Experimental Verification of the Behavioral Foundation of Bacterial Transport Parameters Using Microfluidics

We present novel microfluidic experiments to quantify population-scale transport parameters (chemotactic sensitivity chi(o) and random motility mu) of a population of bacteria. Previously, transport parameters have been derived theoretically from single-cell swimming behavior using probabilistic models, yet the mechanistic foundations of this upscaling process have not been verified experimentally. We designed a microfluidic capillary assay to generate and accurately measure gradients of chemoattractant (alpha- methylaspartate) while simultaneously capturing the swimming trajectories of individual Escherichia coli bacteria using videomicroscopy and cell tracking.

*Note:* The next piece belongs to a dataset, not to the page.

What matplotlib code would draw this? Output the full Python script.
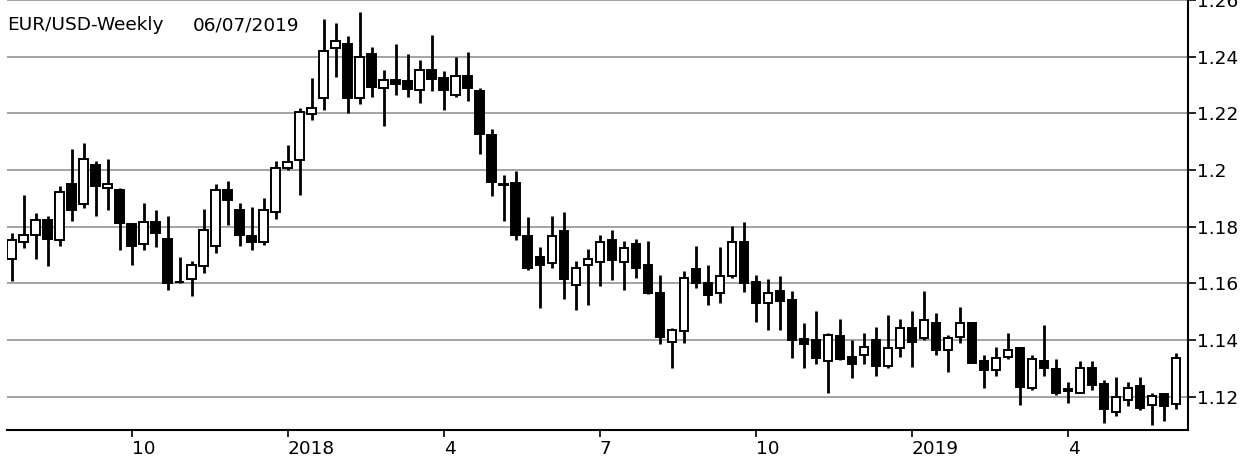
import numpy as np
import matplotlib
matplotlib.use("Agg")
import matplotlib.pyplot as plt

# weekly EUR/USD (oldest first)
opens = [1.1684, 1.1745, 1.1771, 1.1824, 1.1753, 1.1952, 1.1881, 1.2017, 1.1937, 1.1931,
         1.1810, 1.1738, 1.1818, 1.1756, 1.1606, 1.1614, 1.1660, 1.1730, 1.1931, 1.1860,
         1.1767, 1.1744, 1.1851, 1.2006, 1.2036, 1.2197, 1.2253, 1.2429, 1.2443, 1.2253,
         1.2408, 1.2290, 1.2319, 1.2313, 1.2282, 1.2354, 1.2325, 1.2265, 1.2333, 1.2278,
         1.2123, 1.1951, 1.1955, 1.1767, 1.1692, 1.1670, 1.1783, 1.1594, 1.1663, 1.1676,
         1.1753, 1.1676, 1.1740, 1.1663, 1.1567, 1.1392, 1.1433, 1.1649, 1.1600, 1.1564,
         1.1626, 1.1745, 1.1606, 1.1529, 1.1574, 1.1540, 1.1402, 1.1400, 1.1324, 1.1415,
         1.1338, 1.1346, 1.1400, 1.1308, 1.1373, 1.1442, 1.1406, 1.1460, 1.1365, 1.1410,
         1.1460, 1.1324, 1.1294, 1.1341, 1.1373, 1.1229, 1.1324, 1.1296, 1.1226, 1.1214,
         1.1300, 1.1245, 1.1147, 1.1188, 1.1238, 1.1171, 1.1209, 1.1173]
highs = [1.1777, 1.1910, 1.1848, 1.1838, 1.1945, 1.2073, 1.2095, 1.2030, 1.2038, 1.1937,
         1.1812, 1.1883, 1.1860, 1.1838, 1.1692, 1.1678, 1.1862, 1.1949, 1.1961, 1.1883,
         1.1869, 1.1901, 1.2030, 1.2088, 1.2220, 1.2325, 1.2533, 1.2518, 1.2472, 1.2556,
         1.2435, 1.2354, 1.2446, 1.2409, 1.2388, 1.2475, 1.2348, 1.2398, 1.2417, 1.2290,
         1.2144, 1.1982, 1.1996, 1.1833, 1.1727, 1.1838, 1.1852, 1.1678, 1.1721, 1.1769,
         1.1788, 1.1748, 1.1756, 1.1748, 1.1628, 1.1442, 1.1643, 1.1733, 1.1664, 1.1728,
         1.1802, 1.1818, 1.1628, 1.1614, 1.1624, 1.1574, 1.1460, 1.1501, 1.1424, 1.1474,
         1.1400, 1.1424, 1.1444, 1.1489, 1.1474, 1.1501, 1.1573, 1.1496, 1.1418, 1.1517,
         1.1462, 1.1347, 1.1374, 1.1424, 1.1375, 1.1347, 1.1454, 1.1332, 1.1253, 1.1324,
         1.1324, 1.1259, 1.1268, 1.1253, 1.1268, 1.1214, 1.1214, 1.1353]
lows = [1.1608, 1.1724, 1.1686, 1.1660, 1.1730, 1.1821, 1.1865, 1.1836, 1.1857, 1.1716,
        1.1666, 1.1716, 1.1728, 1.1576, 1.1600, 1.1555, 1.1637, 1.1707, 1.1806, 1.1730,
        1.1716, 1.1736, 1.1826, 1.2000, 1.1913, 1.2178, 1.2213, 1.2328, 1.2200, 1.2232,
        1.2259, 1.2154, 1.2263, 1.2259, 1.2238, 1.2278, 1.2212, 1.2259, 1.2243, 1.2056,
        1.1907, 1.1821, 1.1751, 1.1647, 1.1513, 1.1655, 1.1543, 1.1507, 1.1525, 1.1590,
        1.1612, 1.1576, 1.1620, 1.1561, 1.1385, 1.1300, 1.1390, 1.1585, 1.1525, 1.1529,
        1.1620, 1.1569, 1.1462, 1.1436, 1.1436, 1.1335, 1.1300, 1.1315, 1.1214, 1.1329,
        1.1265, 1.1315, 1.1271, 1.1300, 1.1341, 1.1306, 1.1400, 1.1347, 1.1285, 1.1390,
        1.1318, 1.1229, 1.1271, 1.1332, 1.1171, 1.1224, 1.1271, 1.1206, 1.1179, 1.1212,
        1.1224, 1.1108, 1.1132, 1.1167, 1.1151, 1.1100, 1.1115, 1.1155]
closes = [1.1753, 1.1771, 1.1824, 1.1757, 1.1923, 1.1857, 1.2038, 1.1943, 1.1952, 1.1814,
          1.1730, 1.1818, 1.1779, 1.1602, 1.1603, 1.1663, 1.1788, 1.1931, 1.1893, 1.1771,
          1.1744, 1.1860, 1.2008, 1.2028, 1.2203, 1.2219, 1.2421, 1.2455, 1.2253, 1.2400,
          1.2294, 1.2319, 1.2302, 1.2287, 1.2354, 1.2321, 1.2282, 1.2333, 1.2288, 1.2127,
          1.1957, 1.1946, 1.1771, 1.1655, 1.1663, 1.1767, 1.1614, 1.1655, 1.1684, 1.1745,
          1.1681, 1.1724, 1.1655, 1.1567, 1.1412, 1.1436, 1.1620, 1.1602, 1.1557, 1.1626,
          1.1745, 1.1602, 1.1529, 1.1564, 1.1536, 1.1400, 1.1386, 1.1335, 1.1418, 1.1333,
          1.1315, 1.1376, 1.1308, 1.1371, 1.1442, 1.1392, 1.1472, 1.1365, 1.1406, 1.1458,
          1.1320, 1.1294, 1.1335, 1.1365, 1.1235, 1.1332, 1.1300, 1.1214, 1.1221, 1.1300,
          1.1241, 1.1155, 1.1200, 1.1229, 1.1159, 1.1202, 1.1167, 1.1335]

# month marks (candle index -> label)
tick_pos = [10, 23, 36, 49, 62, 75, 88]
tick_lab = ['10', '2018', '4', '7', '10', '2019', '4']
price_ticks = [1.12, 1.14, 1.16, 1.18, 1.20, 1.22, 1.24, 1.26]
price_labs = ['1.12', '1.14', '1.16', '1.18', '1.2', '1.22', '1.24', '1.26']

plt.rcParams['font.family'] = ['DejaVu Sans']
fs = 13.3

o = np.asarray(opens)
h = np.asarray(highs)
l = np.asarray(lows)
c = np.asarray(closes)
x = np.arange(len(o))
up = c >= o

fig = plt.figure(figsize=(12.55, 4.62), dpi=100)
ax = fig.add_axes([7/1255, 1 - 430/462, (1188 - 7)/1255, 430/462])

# grid first
for p in price_ticks:
    ax.axhline(p, color='#8a8a8a', lw=1.1, zorder=0)

ax.vlines(x, l, h, color='black', lw=2.0, zorder=1)
bottom = np.minimum(o, c)
height = np.abs(c - o)
ax.bar(x[up], height[up], bottom=bottom[up], width=0.72, color='white',
       edgecolor='black', linewidth=1.4, zorder=2)
ax.bar(x[~up], height[~up], bottom=bottom[~up], width=0.72, color='black',
       edgecolor='black', linewidth=1.4, zorder=2)

ax.set_xlim(-0.39, 98.0)
ax.set_ylim(1.1082, 1.2600)

for s in ['left', 'top']:
    ax.spines[s].set_visible(False)
for s in ['bottom', 'right']:
    ax.spines[s].set_linewidth(1.5)

ax.yaxis.tick_right()
ax.set_yticks(price_ticks)
ax.set_yticklabels(price_labs, fontsize=fs)
ax.tick_params(axis='y', direction='out', length=6, width=1.2, pad=0.5)

ax.set_xticks(tick_pos)
ax.set_xticklabels(tick_lab, fontsize=fs, ha='left')
ax.tick_params(axis='x', direction='out', length=5, width=1.2, pad=2)

fig.text(7/1255, 1 - 30.5/462, 'EUR/USD-Weekly', fontsize=fs, va='baseline', ha='left')
fig.text(192.5/1255, 1 - 30.5/462, '06/07/2019', fontsize=fs, va='baseline', ha='left')

fig.savefig('out.png', dpi=100)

By measuring swimming speed and bias in the swimming direction of single cells for a range of chemoattractant concentrations and concentration gradients, we directly computed the chemotactic velocity VC and the associated chemotactic sensitivity chi(o). We then show how m can also be readily determined using microfluidics but that a population-scale microfluidic approach is experimentally more convenient than a single-cell analysis in this case. Measured values of both chi(o) [(12.4 +/- 2.0) x 10(-4) cm(2) s(-1)] and mu[(3.3 +/- 0.8) x 10(-6) cm(2) s(-1)] are comparable to literature results. This microscale approach to bacterial chemotaxis lends experimental support to theoretical derivations of population- scale transport parameters from single-cell behavior. Furthermore, this study shows that microfluidic platforms can go beyond traditional chemotaxis assays and enable the quanti. cation of bacterial transport parameters.